# start of Available data

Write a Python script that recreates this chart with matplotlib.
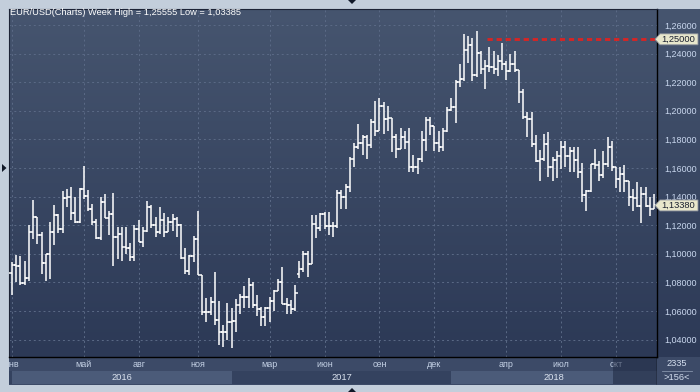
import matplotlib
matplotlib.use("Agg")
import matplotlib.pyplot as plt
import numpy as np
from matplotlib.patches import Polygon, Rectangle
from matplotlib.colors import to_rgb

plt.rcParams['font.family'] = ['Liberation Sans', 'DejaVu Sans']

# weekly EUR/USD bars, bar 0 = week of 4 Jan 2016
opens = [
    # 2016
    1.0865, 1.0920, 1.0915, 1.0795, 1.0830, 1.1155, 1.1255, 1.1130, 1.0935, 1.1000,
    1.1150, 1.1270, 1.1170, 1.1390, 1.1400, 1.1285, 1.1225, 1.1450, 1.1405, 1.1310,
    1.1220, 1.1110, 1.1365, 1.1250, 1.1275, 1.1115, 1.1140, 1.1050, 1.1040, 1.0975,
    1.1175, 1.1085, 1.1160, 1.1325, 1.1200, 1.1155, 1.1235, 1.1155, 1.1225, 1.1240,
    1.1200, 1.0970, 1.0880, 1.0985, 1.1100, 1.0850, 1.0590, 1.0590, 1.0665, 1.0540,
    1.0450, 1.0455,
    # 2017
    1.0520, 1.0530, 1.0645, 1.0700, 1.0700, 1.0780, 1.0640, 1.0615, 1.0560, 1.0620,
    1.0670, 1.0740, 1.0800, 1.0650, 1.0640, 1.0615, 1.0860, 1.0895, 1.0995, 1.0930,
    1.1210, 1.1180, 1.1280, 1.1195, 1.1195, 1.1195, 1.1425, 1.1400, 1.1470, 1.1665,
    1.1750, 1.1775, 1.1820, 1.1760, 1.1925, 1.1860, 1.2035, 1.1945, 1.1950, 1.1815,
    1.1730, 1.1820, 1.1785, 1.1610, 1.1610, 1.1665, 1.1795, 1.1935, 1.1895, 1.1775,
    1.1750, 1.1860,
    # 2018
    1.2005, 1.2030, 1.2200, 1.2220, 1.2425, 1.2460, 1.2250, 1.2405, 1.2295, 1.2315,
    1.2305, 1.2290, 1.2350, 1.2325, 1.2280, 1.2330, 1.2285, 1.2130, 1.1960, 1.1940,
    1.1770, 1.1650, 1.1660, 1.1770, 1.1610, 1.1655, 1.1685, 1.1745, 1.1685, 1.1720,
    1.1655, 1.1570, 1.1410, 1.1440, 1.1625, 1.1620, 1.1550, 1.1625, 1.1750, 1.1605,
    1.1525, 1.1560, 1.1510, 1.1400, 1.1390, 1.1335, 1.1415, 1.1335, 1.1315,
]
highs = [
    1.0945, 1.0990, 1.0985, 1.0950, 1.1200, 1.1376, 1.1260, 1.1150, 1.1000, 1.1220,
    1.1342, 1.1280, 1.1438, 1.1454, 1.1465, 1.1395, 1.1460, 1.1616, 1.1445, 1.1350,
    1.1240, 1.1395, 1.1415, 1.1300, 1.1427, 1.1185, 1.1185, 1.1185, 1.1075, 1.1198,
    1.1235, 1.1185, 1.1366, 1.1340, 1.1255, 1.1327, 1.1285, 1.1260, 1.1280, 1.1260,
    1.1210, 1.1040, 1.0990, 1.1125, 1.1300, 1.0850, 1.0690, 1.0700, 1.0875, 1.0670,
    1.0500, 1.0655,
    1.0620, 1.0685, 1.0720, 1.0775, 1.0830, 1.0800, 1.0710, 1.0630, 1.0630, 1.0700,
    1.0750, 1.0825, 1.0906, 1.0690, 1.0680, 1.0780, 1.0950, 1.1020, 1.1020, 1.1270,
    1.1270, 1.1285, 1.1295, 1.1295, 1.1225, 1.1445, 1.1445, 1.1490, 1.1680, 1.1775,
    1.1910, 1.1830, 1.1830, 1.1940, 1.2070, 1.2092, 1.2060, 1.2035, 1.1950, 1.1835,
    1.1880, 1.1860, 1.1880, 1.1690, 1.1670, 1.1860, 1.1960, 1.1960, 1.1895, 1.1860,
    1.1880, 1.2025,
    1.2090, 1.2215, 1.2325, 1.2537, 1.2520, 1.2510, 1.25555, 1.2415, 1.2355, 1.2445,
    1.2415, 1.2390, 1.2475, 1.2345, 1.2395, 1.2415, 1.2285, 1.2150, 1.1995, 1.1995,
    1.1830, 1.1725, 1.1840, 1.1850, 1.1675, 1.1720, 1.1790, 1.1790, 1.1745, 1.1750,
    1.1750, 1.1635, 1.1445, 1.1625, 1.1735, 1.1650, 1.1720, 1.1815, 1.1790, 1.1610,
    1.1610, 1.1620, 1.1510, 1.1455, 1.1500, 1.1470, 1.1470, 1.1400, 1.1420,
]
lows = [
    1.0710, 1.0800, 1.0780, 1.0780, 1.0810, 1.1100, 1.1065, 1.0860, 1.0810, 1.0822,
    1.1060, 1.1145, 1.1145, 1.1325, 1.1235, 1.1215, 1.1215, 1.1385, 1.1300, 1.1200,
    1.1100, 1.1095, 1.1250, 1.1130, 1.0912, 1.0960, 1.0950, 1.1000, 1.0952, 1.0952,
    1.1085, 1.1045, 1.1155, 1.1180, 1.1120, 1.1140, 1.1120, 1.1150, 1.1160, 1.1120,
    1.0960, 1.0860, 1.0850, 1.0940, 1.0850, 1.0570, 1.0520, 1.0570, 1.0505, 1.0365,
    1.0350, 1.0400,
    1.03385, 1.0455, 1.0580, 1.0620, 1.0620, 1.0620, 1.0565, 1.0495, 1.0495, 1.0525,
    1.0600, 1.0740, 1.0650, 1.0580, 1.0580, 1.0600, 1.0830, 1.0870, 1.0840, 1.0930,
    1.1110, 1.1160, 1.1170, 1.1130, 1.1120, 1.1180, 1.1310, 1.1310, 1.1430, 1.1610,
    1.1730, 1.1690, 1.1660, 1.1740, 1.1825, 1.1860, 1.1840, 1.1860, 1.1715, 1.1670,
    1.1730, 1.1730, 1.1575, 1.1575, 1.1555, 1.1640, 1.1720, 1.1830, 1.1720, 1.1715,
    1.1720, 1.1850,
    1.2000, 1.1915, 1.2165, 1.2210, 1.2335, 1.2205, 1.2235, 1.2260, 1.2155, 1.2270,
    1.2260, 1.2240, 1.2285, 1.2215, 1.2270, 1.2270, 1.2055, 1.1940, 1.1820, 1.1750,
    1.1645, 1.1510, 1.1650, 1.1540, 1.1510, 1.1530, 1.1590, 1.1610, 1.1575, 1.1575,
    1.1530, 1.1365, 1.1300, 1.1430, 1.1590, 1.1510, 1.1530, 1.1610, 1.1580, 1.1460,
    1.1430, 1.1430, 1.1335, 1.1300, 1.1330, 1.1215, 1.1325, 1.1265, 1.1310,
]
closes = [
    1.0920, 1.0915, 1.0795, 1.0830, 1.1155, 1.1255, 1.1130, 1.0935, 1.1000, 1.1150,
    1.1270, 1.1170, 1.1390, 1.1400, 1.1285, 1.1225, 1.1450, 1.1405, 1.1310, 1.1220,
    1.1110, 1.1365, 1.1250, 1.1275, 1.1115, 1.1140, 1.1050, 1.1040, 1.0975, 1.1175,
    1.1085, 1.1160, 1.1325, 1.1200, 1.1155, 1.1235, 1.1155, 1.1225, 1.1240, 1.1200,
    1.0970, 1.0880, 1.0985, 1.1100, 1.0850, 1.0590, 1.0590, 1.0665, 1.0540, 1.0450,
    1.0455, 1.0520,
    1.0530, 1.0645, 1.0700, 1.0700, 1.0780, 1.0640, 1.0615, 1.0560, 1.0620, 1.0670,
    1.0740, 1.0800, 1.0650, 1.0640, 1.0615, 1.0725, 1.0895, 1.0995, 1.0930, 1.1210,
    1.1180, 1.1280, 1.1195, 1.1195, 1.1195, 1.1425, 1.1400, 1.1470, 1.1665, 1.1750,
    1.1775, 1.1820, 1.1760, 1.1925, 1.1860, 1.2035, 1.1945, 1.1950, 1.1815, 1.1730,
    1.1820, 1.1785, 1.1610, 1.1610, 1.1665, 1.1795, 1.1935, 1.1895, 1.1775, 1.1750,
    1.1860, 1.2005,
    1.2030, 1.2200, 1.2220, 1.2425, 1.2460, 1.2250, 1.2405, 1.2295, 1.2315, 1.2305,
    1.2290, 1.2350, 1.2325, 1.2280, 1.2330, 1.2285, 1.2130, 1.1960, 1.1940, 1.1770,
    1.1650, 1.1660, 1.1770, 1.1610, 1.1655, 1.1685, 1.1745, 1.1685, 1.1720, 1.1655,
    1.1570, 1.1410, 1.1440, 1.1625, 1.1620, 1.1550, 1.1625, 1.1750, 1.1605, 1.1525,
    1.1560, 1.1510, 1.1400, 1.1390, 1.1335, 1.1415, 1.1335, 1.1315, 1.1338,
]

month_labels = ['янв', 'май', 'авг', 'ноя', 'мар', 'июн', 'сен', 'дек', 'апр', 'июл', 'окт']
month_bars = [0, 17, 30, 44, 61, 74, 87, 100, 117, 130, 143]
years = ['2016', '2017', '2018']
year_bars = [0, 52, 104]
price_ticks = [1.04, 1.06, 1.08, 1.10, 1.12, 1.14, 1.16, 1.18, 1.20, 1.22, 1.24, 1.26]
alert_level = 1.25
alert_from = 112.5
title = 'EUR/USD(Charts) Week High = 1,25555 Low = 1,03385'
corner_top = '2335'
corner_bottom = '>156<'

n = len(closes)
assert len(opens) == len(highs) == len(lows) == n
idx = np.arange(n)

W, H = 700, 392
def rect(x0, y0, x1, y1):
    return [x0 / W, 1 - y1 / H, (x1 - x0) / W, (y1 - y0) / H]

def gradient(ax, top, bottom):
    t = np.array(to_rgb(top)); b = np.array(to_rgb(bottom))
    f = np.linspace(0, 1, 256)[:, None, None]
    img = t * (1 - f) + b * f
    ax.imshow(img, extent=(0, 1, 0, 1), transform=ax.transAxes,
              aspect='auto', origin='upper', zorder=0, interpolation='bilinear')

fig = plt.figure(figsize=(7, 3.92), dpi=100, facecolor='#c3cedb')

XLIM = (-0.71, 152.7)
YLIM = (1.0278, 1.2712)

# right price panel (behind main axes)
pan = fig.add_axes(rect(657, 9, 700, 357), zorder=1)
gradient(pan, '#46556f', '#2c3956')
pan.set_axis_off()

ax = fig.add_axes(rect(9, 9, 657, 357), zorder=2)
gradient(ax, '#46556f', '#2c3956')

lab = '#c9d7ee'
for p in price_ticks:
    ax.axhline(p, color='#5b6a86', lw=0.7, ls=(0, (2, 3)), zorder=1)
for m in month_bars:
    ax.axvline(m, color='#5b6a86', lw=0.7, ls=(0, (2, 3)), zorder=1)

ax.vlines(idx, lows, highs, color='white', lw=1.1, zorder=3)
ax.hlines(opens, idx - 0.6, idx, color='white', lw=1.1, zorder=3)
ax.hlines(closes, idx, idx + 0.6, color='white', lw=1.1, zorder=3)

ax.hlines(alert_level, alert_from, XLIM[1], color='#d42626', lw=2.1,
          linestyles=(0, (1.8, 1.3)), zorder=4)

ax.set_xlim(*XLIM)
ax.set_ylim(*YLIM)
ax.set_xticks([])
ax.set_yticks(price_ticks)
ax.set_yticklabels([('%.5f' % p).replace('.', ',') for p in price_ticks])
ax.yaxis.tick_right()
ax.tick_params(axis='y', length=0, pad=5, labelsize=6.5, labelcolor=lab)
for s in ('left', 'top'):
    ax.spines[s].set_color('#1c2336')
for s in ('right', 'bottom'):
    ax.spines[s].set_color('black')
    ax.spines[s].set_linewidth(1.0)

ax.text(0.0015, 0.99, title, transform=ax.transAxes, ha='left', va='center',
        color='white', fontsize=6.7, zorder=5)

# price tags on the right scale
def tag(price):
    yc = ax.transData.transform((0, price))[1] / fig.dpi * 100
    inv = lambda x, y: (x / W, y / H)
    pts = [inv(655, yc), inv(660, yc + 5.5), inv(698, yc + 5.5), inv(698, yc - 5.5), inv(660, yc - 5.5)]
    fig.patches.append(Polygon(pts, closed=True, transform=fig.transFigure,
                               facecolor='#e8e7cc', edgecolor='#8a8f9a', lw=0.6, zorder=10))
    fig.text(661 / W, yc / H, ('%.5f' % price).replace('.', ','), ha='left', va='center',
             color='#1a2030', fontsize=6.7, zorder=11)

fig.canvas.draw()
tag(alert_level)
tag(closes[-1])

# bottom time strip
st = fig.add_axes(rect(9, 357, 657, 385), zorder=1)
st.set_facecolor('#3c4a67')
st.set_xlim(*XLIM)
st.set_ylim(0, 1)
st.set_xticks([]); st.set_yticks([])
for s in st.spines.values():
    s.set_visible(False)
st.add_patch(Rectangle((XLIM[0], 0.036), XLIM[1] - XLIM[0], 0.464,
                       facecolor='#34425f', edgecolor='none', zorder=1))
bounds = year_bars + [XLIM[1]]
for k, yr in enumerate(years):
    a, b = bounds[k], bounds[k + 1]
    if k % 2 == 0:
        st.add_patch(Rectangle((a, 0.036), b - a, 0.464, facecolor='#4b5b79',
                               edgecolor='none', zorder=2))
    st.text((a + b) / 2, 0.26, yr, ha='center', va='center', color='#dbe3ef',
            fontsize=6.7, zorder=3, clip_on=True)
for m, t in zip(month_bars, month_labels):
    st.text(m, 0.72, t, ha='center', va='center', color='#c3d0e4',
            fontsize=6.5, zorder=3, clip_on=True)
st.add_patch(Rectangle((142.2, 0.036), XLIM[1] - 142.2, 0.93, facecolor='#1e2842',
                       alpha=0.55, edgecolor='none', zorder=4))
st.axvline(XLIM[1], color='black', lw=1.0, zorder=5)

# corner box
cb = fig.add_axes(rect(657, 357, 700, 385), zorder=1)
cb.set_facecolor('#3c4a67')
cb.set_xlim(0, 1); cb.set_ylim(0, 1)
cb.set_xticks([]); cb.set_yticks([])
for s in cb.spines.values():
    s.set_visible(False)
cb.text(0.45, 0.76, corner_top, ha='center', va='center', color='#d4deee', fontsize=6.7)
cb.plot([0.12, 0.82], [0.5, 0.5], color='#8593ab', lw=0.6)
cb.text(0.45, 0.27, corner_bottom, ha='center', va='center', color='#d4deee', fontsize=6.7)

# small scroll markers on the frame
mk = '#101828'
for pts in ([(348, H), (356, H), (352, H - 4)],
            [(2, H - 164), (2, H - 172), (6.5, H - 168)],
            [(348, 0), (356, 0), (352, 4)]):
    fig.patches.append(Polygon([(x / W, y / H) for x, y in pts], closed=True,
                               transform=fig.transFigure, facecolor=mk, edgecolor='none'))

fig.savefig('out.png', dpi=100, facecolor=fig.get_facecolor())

# end of Available data

**What is asked:** Repeat only the lines from the beginning of the material through the line containing "plt.rcParams['font.family'] = ['Liberation", both ends kept, leaving pictures out.

**Reply to the exercise:**
Write a Python script that recreates this chart with matplotlib.
import matplotlib
matplotlib.use("Agg")
import matplotlib.pyplot as plt
import numpy as np
from matplotlib.patches import Polygon, Rectangle
from matplotlib.colors import to_rgb

plt.rcParams['font.family'] = ['Liberation Sans', 'DejaVu Sans']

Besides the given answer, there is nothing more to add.